Wednesday, November 11, 2015

Religion and the Telephone Game


Remember when you were a little kid and played the Telephone Game?  One person would whisper a word into the ear of the person sitting next to them.  That person would whisper it to the next person, who would tell the next person and so on.  Finally, when it reached the last person sitting in the circle, they would announce the word they had heard.  Inevitably, it was not the same word used by the person who started the game.
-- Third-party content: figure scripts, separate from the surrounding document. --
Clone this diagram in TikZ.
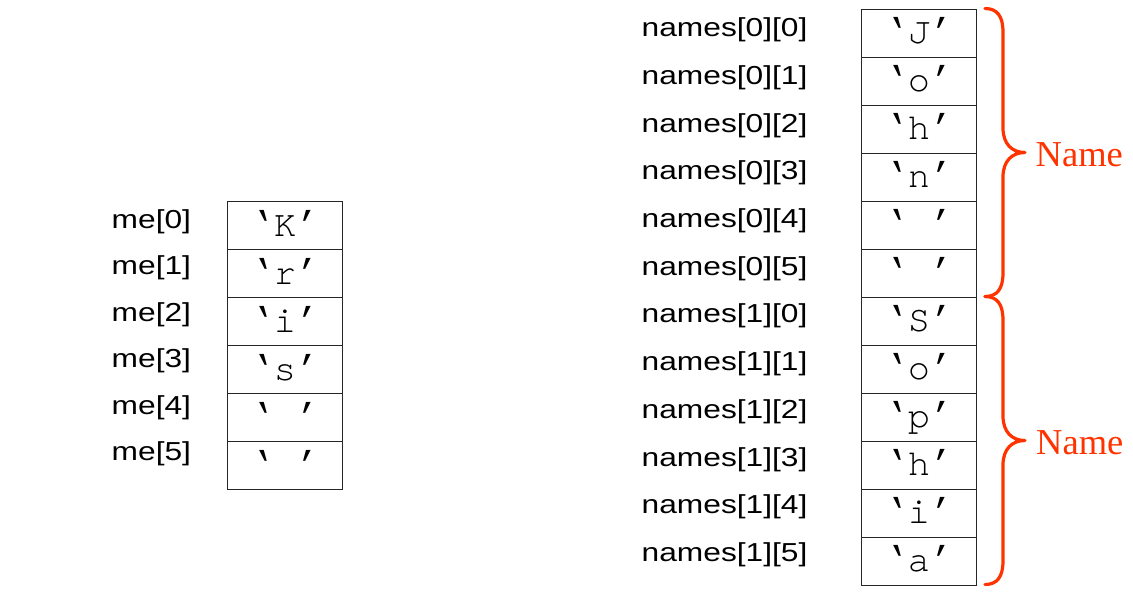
\documentclass[tikz,border=0pt]{standalone}
\usepackage{fontspec}
\usepackage{graphicx}
\newfontfamily\labfont{Liberation Sans}[FakeStretch=1.22]
\newfontfamily\quotefont{Liberation Mono}
\newfontfamily\cellfont{TeX Gyre Cursor}
\newfontfamily\notefont{Liberation Serif}
\usetikzlibrary{calc}
\definecolor{bracecol}{HTML}{FF3300}
\newcommand\cellchar[1]{\reflectbox{\quotefont ’}{\cellfont\fontsize{37}{37}\selectfont #1}{\quotefont ’}}
\begin{document}
\begin{tikzpicture}[x=1pt,y=-1pt,
  cellbox/.style={draw=black!85,line width=1pt,minimum width=115pt,minimum height=48pt,inner sep=0pt,anchor=north west,text height=22pt,text depth=1pt,font=\fontsize{36}{36}\selectfont},
  idxlabel/.style={anchor=base west,inner sep=0pt,font=\labfont\fontsize{26}{26}\selectfont},
  bracepath/.style={draw=bracecol,line width=3.2pt,line cap=round,line join=round},
  notelabel/.style={anchor=base west,inner sep=0pt,text=bracecol,font=\notefont\fontsize{36.5}{36.5}\selectfont}]
\useasboundingbox (0,0) rectangle (1133,616);
% left array
\foreach \c [count=\i from 0] in {K,r,i,s,{\ },{\ }} {
  \node[cellbox] (me\i) at (227,{201+48*\i}) {\cellchar{\c}};
  \node[idxlabel] (mel\i) at (111.5,{228.3+46.5*\i}) {me[\i]};
}
% right array
\foreach \c [count=\i from 0] in {J,o,h,n,{\ },{\ },S,o,p,h,i,a} {
  \pgfmathtruncatemacro\rr{int(\i/6)}
  \pgfmathtruncatemacro\kk{mod(\i,6)}
  \node[cellbox] (nm\i) at (861,{8.5+48*\i}) {\cellchar{\c}};
  \node[idxlabel] (nml\i) at (641.5,{36.7+47.7*\i}) {names[\rr][\kk]};
}
% braces
\draw[bracepath] (985,8.5) .. controls (997,8.5) and (1003,16) .. (1003,32)
  -- (1003,128) .. controls (1003,144) and (1012,152.5) .. (1025,152.5)
  .. controls (1012,152.5) and (1003,161) .. (1003,177)
  -- (1003,273) .. controls (1003,289) and (997,296.5) .. (985,296.5);
\draw[bracepath] (985,296.5) .. controls (997,296.5) and (1003,304) .. (1003,320)
  -- (1003,416) .. controls (1003,432) and (1012,440.5) .. (1025,440.5)
  .. controls (1012,440.5) and (1003,449) .. (1003,465)
  -- (1003,561) .. controls (1003,577) and (997,584.5) .. (985,584.5);
\node[notelabel] (note1) at (1035.5,166.7) {Name};
\node[notelabel] (note2) at (1036,454) {Name};
\end{tikzpicture}
\end{document}
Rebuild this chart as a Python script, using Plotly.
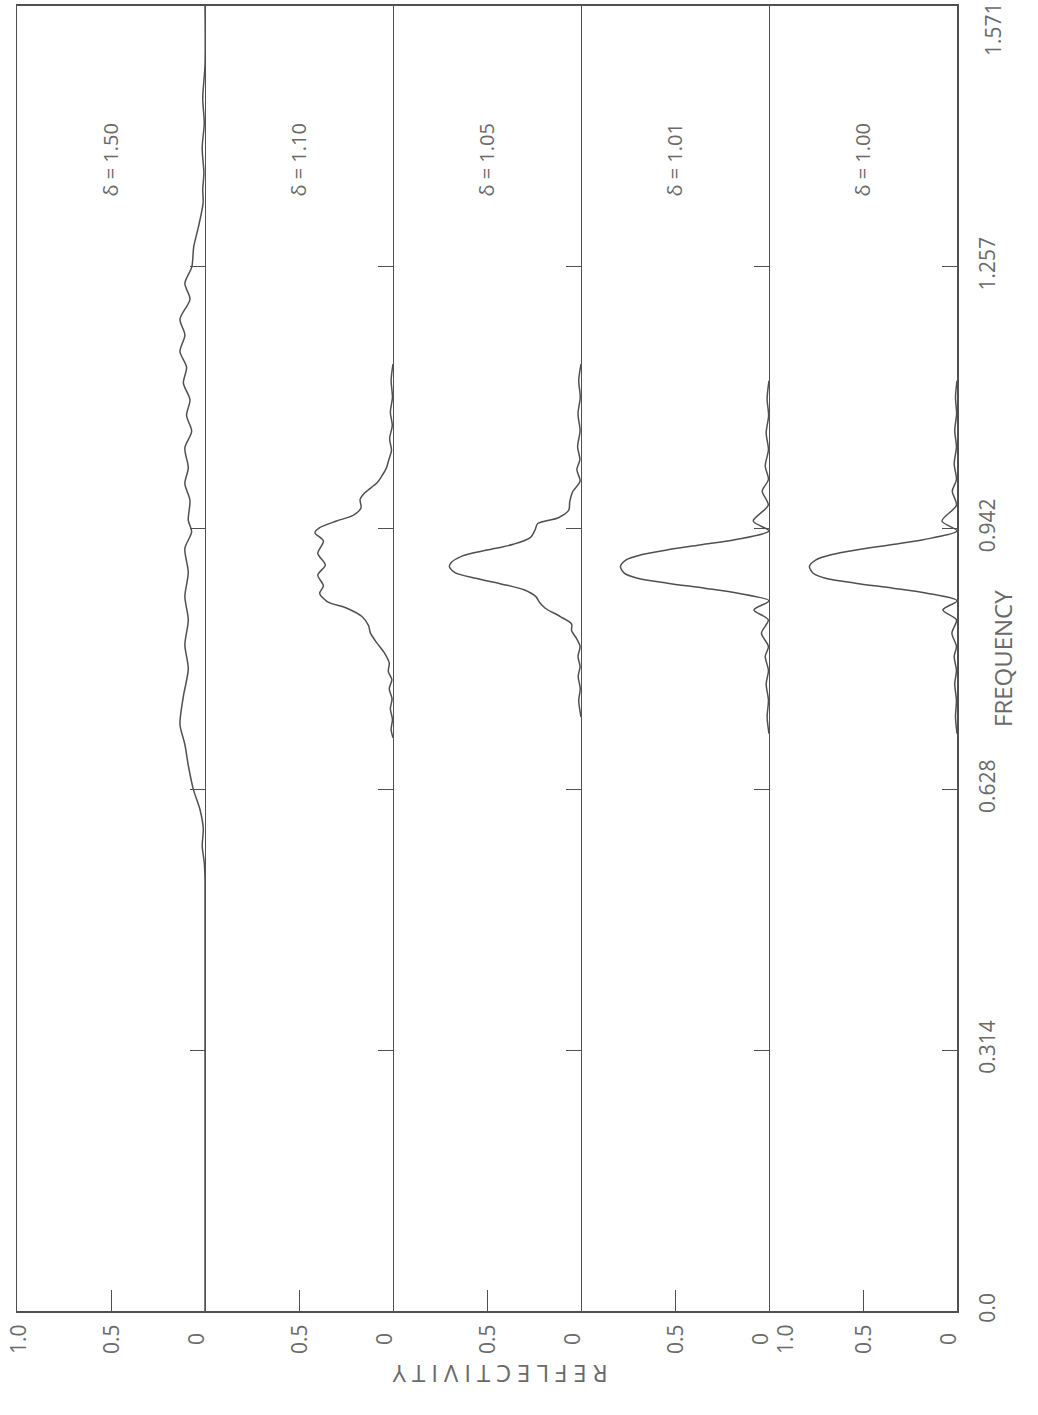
import plotly.graph_objects as go

# Frequency axis ticks (shared by all panels); the top value is set as a
# separate label so that it stays inside the page
freq_ticks = [0.0, 0.314, 0.628, 0.942, 1.257, 1.571]
freq_tick_text = ["0.0", "0.314", "0.628", "0.942", "1.257", "1.571"]

delta_labels = ["δ = 1.50", "δ = 1.10", "δ = 1.05", "δ = 1.01", "δ = 1.00"]

# Reflectivity spectra, one per delta value
freq_d150 = [1.571, 1.500, 1.460, 1.430, 1.400, 1.370, 1.350, 1.334, 1.305, 1.281, 1.257,
             1.237, 1.218, 1.194, 1.175, 1.155, 1.136, 1.117, 1.097, 1.078, 1.059,
             1.039, 1.015, 0.996, 0.976, 0.952, 0.938, 0.918, 0.889, 0.860, 0.832,
             0.802, 0.773, 0.740, 0.706, 0.682, 0.657, 0.628, 0.604, 0.580, 0.560,
             0.540, 0.520, 0.0]
refl_d150 = [0.000, 0.000, 0.012, 0.004, 0.015, 0.006, 0.012, 0.010, 0.035, 0.060, 0.070,
             0.107, 0.080, 0.133, 0.107, 0.133, 0.098, 0.115, 0.080, 0.098, 0.071,
             0.107, 0.089, 0.107, 0.080, 0.089, 0.071, 0.107, 0.089, 0.107, 0.089,
             0.107, 0.089, 0.115, 0.133, 0.107, 0.089, 0.062, 0.027, 0.009, 0.015,
             0.004, 0.000, 0.000]

freq_d110 = [1.140, 1.120, 1.100, 1.082, 1.066, 1.050, 1.036, 1.025, 1.015, 1.005, 0.997,
             0.985, 0.977, 0.967, 0.958, 0.951, 0.943, 0.937, 0.927, 0.912, 0.898,
             0.886, 0.873, 0.864, 0.854, 0.846, 0.836, 0.825, 0.816, 0.804, 0.792,
             0.780, 0.770, 0.760, 0.749, 0.737, 0.725, 0.712, 0.700, 0.690]
refl_d110 = [0.000, 0.010, 0.003, 0.014, 0.004, 0.018, 0.008, 0.022, 0.035, 0.060, 0.085,
             0.150, 0.175, 0.170, 0.210, 0.300, 0.390, 0.415, 0.370, 0.400, 0.360,
             0.400, 0.370, 0.390, 0.350, 0.245, 0.165, 0.130, 0.120, 0.085, 0.045,
             0.020, 0.025, 0.006, 0.020, 0.005, 0.014, 0.003, 0.010, 0.000]

freq_d105 = [1.140, 1.120, 1.100, 1.080, 1.060, 1.040, 1.025, 1.013, 0.999, 0.986, 0.974,
             0.964, 0.955, 0.948, 0.940, 0.931, 0.923, 0.916, 0.909, 0.901, 0.896,
             0.889, 0.882, 0.875, 0.868, 0.860, 0.853, 0.846, 0.836, 0.827, 0.819,
             0.810, 0.800, 0.788, 0.776, 0.764, 0.749, 0.735, 0.715]
refl_d105 = [0.000, 0.012, 0.004, 0.016, 0.005, 0.018, 0.006, 0.022, 0.005, 0.045, 0.060,
             0.065, 0.120, 0.230, 0.245, 0.270, 0.360, 0.500, 0.630, 0.690, 0.700,
             0.670, 0.560, 0.420, 0.300, 0.240, 0.220, 0.190, 0.110, 0.050, 0.050,
             0.025, 0.005, 0.016, 0.005, 0.015, 0.004, 0.012, 0.000]

freq_d101 = [1.120, 1.098, 1.078, 1.057, 1.037, 1.017, 1.001, 0.987, 0.970, 0.951, 0.939,
             0.9285, 0.9225, 0.9164, 0.9104, 0.9043, 0.8963, 0.8882, 0.8822, 0.8762,
             0.8701, 0.8641, 0.855, 0.844, 0.832, 0.816, 0.800, 0.788, 0.771, 0.755,
             0.735, 0.715, 0.695]
refl_d101 = [0.000, 0.010, 0.002, 0.015, 0.003, 0.020, 0.003, 0.036, 0.004, 0.084, 0.000,
             0.182, 0.360, 0.538, 0.680, 0.760, 0.790, 0.770, 0.700, 0.540,
             0.342, 0.164, 0.000, 0.080, 0.004, 0.040, 0.003, 0.020, 0.003, 0.015,
             0.003, 0.010, 0.000]

freq_d100 = [1.120, 1.100, 1.080, 1.060, 1.040, 1.020, 1.001, 0.987, 0.970, 0.951, 0.939,
             0.9285, 0.9225, 0.9164, 0.9104, 0.9043, 0.8963, 0.8882, 0.8822, 0.8762,
             0.8701, 0.8641, 0.855, 0.844, 0.832, 0.816, 0.800, 0.788, 0.771, 0.755,
             0.735, 0.715, 0.695]
refl_d100 = [0.000, 0.008, 0.002, 0.012, 0.003, 0.015, 0.003, 0.025, 0.003, 0.080, 0.000,
             0.180, 0.350, 0.530, 0.670, 0.750, 0.785, 0.765, 0.700, 0.540,
             0.340, 0.160, 0.000, 0.075, 0.003, 0.027, 0.003, 0.015, 0.003, 0.012,
             0.003, 0.008, 0.000]

panels = [
    (freq_d150, refl_d150),
    (freq_d110, refl_d110),
    (freq_d105, refl_d105),
    (freq_d101, refl_d101),
    (freq_d100, refl_d100),
]

LINE = "#505050"
TEXT = "#6a6a6a"
FONT = "Open Sans"
n = len(panels)

fig = go.Figure()
layout = dict(
    width=1038, height=1415,
    margin=dict(l=17, r=81, t=6, b=104, autoexpand=False),
    paper_bgcolor="white", plot_bgcolor="white",
    showlegend=False,
    font=dict(family=FONT, color=TEXT, size=21),
)
annotations = []

for k, (fr, rf) in enumerate(panels, start=1):
    sx = "" if k == 1 else str(k)
    fig.add_trace(go.Scatter(
        x=rf, y=fr, mode="lines",
        line=dict(color=LINE, width=1.5, shape="spline", smoothing=0.8),
        xaxis="x" + sx, yaxis="y" + sx, hoverinfo="skip",
    ))
    layout["xaxis" + sx] = dict(
        domain=[(k - 1) / n, k / n], anchor="y" + sx,
        range=[1.0, 0.0], tickvals=[0.5], ticks="inside", ticklen=21,
        tickwidth=1.3, tickcolor=LINE, showticklabels=False,
        showline=True, linecolor=LINE, linewidth=2, mirror=True,
        showgrid=False, zeroline=False, fixedrange=True, automargin=False,
    )
    # right-hand line of each panel doubles as the divider; only the first
    # panel also draws its left edge
    layout["yaxis" + sx] = dict(
        anchor="x" + sx, side="right", range=[0.0, 1.571],
        tickvals=freq_ticks[:-1], ticktext=freq_tick_text[:-1],
        ticks="inside", ticklen=15, tickwidth=1.3, tickcolor=LINE,
        showticklabels=(k == n), tickangle=-90, ticklabelstandoff=11,
        automargin=False,
        tickfont=dict(size=21, color=TEXT, family=FONT),
        showline=True, linecolor=LINE, linewidth=(2 if k == n else 1.4),
        mirror=(k == 1),
        showgrid=False, zeroline=False, fixedrange=True,
    )
    # Panel label
    annotations.append(dict(
        text=delta_labels[k - 1], xref="x" + sx, yref="y" + sx,
        x=0.5, y=1.385, showarrow=False, textangle=-90,
        font=dict(size=20, color=TEXT, family=FONT),
    ))
    # Reflectivity tick labels under each panel
    bottom = [("0.5", 0.5, 0), ("0", 0.0, -9)]
    if k == 1:
        bottom.append(("1.0", 1.0, 1))
    if k == n:
        bottom.append(("1.0", 1.0, 16))
    for txt, xv, xs in bottom:
        annotations.append(dict(
            text=txt, xref="x" + sx, yref="paper", x=xv, y=0,
            xshift=xs, yshift=-28, yanchor="middle", xanchor="center",
            showarrow=False, textangle=-90,
            font=dict(size=21, color=TEXT, family=FONT),
        ))

# Top frequency label, kept against the upper edge of the frame
annotations.append(dict(
    text=freq_tick_text[-1], xref="paper", yref="y" + str(n),
    x=1.0, y=freq_ticks[-1], xshift=20, yshift=6,
    xanchor="left", yanchor="top", showarrow=False, textangle=-90,
    font=dict(size=21, color=TEXT, family=FONT),
))
annotations.append(dict(
    text="FREQUENCY", xref="paper", yref="paper", x=1.0, y=0.5,
    xshift=64, showarrow=False, textangle=-90,
    font=dict(size=24, color=TEXT, family=FONT),
))
annotations.append(dict(
    text='<span style="letter-spacing:6px">REFLECTIVITY</span>',
    xref="paper", yref="paper", x=0.511, y=0, yshift=-82,
    showarrow=False, textangle=180,
    font=dict(size=24, color=TEXT, family=FONT),
))
layout["annotations"] = annotations
fig.update_layout(**layout)
fig.write_html("out.html")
The more frequently information is shared by people, the faster it is corrupted and becomes an entirely different beast.  It is one of the reasons mass media, social media and the internet scare the hell out of me.  People seem to think if something has been repeated often enough, then it must be true.  Repetition has become the modern-day indicia of truth.  And nothing could be further from the truth.  Truth often lies buried in old, boring, trivial facts left moldering in some basement file cabinet.  Truth also lies buried in one's own personal experience but obscured by emotions like fear, desire, mistrust, and hope. 

To find Truth, you must go to the source - whatever it is - and refuse to listen to the noisy parrots of gossip, titillating news, shock value, and propaganda.  Read your own damn books!  Don't rely on summaries by others.  Didn't the intellectual dog named Brian on the cartoon "Family Guy" say that?  Or have I inadvertently attributed that tidbit incorrectly to Brian and it was actually the obnoxious baby Stewie?  But if you have read it in my blog, then it must be true, right?  And you can repeat it in your own blog, right?  And your readers will repeat it as gospel, right?  Truth is not the same as Repetition.

A couple of days ago, I receive a letter from famed psychologist Dr. Leo Sprinkle.  He sent me a translation of the Lord's Prayer from its original ancient Aramaic language.  Our Bible has been most commonly translated from Aramaic to Greek to Latin to English.  With all the resulting errors of this scholarly game of Telephone.  I will give the common version and the Aramaic version (translated by Mark Hathaway).  And when you are done, think about what this game of Telephone has done to our concept of religion and God.


Now, compare that with the more "pure" and distinctly more poetic version translated directly from Aramaic:

THE LORD'S PRAYER
     O cosmic Brother of all radiance and vibration!
     Soften the ground of our being
     and carve out a space within us
     where your Presence can abide.


     Fill us with your creativity
     so that we may be empowered
     to bear the fruit of our mission.


     Let each of our actions bear fruit
     in accordance with our desire.


     Endow us with the wisdom to produce
     and share what each being needs
     to grow and flourish.


     Untie the tangled threads of destiny
     that bind us,
     as we release others from
     the entanglement of past mistakes.


     Do not let us be seduced by that which would
     divert us from our true purpose
     but illuminate the opportunities
     of the present moment.


     For you are the ground and the fruitful vision,
     the birth power and the fulfillment,
     as all is gathered
     and made whole once again.


(Source: Selftransform.net)

If we had seen the original words in Aramaic, perhaps we would view religion very differently today.  Instead, we rely on the "Telephone" version upon which to base our most cherished beliefs. Do you see yourself, or even God or aliens for that matter, differently when you read this translation?